_Data shown_
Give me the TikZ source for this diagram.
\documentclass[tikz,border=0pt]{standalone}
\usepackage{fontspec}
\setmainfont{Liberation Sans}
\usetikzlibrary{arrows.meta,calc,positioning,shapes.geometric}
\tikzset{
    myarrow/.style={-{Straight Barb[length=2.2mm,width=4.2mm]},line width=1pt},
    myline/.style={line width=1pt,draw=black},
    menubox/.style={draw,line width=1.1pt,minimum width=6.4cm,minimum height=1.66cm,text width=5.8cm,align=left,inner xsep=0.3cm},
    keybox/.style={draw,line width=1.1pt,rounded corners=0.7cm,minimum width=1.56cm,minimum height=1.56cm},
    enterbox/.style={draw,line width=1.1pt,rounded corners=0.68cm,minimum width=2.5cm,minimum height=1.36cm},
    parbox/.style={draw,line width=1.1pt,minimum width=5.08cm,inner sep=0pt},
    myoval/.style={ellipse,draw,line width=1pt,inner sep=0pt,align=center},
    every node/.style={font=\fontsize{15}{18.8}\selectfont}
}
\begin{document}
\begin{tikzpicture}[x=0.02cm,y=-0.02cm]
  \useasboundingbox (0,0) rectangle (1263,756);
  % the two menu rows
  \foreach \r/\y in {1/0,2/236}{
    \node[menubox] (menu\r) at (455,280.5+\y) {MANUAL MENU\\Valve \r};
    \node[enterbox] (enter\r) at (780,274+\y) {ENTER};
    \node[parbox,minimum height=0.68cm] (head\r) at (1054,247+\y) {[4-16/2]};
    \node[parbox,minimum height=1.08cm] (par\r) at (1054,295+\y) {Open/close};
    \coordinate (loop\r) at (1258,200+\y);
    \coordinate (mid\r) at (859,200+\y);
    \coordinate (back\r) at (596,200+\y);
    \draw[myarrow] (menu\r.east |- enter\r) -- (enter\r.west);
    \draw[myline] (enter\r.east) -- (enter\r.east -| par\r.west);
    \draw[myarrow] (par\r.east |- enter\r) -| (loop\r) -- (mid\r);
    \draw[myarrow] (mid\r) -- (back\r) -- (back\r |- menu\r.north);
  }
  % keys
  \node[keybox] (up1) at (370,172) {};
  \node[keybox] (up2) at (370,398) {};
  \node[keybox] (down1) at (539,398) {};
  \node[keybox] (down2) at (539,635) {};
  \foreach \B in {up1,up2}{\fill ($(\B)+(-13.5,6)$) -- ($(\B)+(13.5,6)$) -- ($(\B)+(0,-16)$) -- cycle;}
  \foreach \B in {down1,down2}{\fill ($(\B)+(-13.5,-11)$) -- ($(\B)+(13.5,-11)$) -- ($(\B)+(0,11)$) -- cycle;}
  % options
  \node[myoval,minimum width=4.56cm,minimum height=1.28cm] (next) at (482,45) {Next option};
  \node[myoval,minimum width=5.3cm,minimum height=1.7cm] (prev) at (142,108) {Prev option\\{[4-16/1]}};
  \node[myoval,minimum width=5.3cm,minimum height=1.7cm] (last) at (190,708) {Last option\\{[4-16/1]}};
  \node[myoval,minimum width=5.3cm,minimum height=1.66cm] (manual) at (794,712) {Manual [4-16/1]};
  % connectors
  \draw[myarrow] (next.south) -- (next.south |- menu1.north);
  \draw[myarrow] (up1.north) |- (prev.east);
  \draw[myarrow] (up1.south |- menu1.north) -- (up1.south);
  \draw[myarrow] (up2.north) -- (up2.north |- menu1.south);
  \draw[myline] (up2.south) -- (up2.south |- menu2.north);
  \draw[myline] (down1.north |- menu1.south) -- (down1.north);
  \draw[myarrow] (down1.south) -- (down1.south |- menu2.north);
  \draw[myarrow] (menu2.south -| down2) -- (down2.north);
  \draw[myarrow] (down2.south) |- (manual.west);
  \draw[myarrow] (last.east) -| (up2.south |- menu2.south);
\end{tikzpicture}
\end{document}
...
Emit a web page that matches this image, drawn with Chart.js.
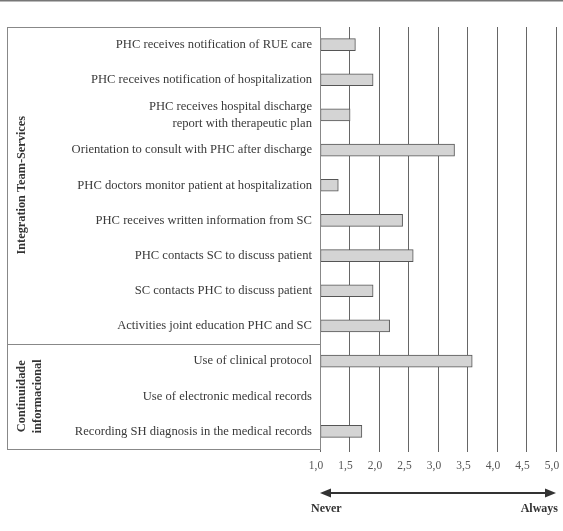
--
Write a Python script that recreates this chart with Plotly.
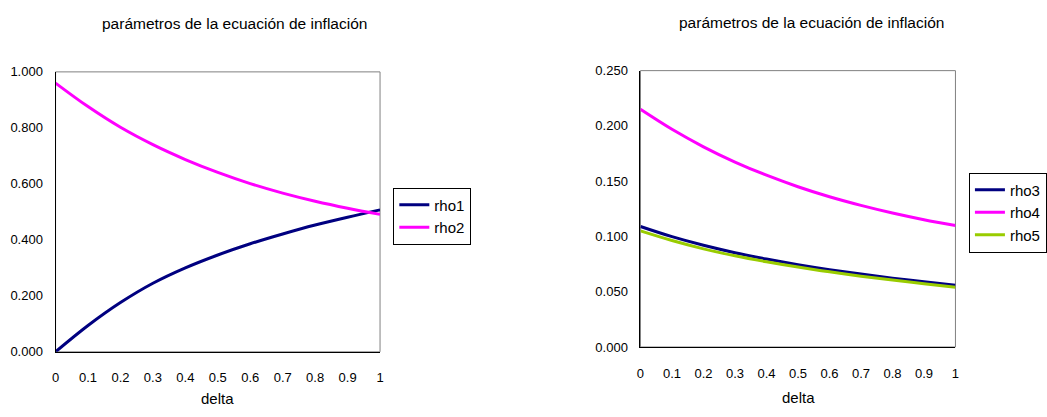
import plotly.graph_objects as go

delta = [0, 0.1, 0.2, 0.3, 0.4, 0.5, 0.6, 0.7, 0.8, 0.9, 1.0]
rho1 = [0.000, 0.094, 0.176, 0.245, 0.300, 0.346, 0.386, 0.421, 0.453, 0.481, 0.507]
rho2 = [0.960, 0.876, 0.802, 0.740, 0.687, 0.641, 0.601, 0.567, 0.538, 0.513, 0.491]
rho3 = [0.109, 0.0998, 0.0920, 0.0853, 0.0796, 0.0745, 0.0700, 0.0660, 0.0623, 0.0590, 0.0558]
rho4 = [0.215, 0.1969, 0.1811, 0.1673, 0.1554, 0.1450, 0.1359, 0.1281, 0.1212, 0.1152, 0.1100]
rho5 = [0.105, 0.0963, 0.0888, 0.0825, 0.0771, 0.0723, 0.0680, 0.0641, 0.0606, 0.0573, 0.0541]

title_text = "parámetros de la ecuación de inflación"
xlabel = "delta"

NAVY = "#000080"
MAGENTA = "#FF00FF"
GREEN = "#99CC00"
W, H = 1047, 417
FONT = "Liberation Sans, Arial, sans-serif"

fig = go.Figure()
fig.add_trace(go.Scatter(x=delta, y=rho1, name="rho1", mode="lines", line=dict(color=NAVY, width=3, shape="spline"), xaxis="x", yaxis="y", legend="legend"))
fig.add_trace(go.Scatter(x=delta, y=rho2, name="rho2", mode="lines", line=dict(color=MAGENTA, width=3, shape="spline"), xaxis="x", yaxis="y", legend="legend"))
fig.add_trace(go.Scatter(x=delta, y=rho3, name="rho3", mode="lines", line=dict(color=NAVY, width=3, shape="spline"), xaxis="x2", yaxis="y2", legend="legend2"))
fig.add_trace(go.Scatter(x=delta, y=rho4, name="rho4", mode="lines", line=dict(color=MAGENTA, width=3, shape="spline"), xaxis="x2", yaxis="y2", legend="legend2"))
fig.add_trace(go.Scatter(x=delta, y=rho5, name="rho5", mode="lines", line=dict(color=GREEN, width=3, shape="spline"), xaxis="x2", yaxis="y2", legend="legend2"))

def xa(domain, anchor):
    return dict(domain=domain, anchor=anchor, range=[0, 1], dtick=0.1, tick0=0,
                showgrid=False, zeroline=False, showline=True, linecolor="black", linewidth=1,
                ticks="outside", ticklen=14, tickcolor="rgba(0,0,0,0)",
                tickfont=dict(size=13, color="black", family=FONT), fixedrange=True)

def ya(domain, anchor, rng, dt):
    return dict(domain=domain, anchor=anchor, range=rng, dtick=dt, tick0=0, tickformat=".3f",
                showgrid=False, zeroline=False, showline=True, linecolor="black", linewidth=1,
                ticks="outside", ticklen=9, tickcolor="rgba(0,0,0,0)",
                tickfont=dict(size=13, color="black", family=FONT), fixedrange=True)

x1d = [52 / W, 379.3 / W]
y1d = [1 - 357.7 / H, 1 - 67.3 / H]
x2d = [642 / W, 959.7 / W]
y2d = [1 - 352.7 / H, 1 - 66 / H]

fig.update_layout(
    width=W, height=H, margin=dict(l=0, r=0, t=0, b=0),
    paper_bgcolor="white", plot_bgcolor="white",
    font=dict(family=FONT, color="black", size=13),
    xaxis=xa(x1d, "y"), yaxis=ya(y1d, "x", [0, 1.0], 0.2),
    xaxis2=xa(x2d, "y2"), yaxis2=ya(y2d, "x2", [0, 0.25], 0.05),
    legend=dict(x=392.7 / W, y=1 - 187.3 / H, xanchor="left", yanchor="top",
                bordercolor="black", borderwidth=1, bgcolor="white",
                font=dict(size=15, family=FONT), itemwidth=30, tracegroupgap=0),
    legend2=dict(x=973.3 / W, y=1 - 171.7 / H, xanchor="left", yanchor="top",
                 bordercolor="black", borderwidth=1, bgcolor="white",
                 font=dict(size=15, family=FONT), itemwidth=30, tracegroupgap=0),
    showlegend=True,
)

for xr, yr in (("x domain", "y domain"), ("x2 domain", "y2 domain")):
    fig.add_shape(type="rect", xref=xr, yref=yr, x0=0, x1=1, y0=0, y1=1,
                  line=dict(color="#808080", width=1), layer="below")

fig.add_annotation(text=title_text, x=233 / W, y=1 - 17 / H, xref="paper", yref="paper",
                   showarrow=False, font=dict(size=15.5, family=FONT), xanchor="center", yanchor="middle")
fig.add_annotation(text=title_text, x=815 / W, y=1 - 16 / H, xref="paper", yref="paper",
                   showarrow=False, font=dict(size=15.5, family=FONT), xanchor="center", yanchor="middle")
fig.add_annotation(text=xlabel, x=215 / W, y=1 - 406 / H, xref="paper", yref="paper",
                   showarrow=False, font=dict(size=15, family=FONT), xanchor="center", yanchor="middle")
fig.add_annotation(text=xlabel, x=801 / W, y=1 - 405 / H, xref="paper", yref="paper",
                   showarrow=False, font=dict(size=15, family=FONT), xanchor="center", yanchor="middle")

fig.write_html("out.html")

_Aim_
Of all the lines in the listing above, how many contain the word "that"? Answer with the number alone.

_Written solution_
2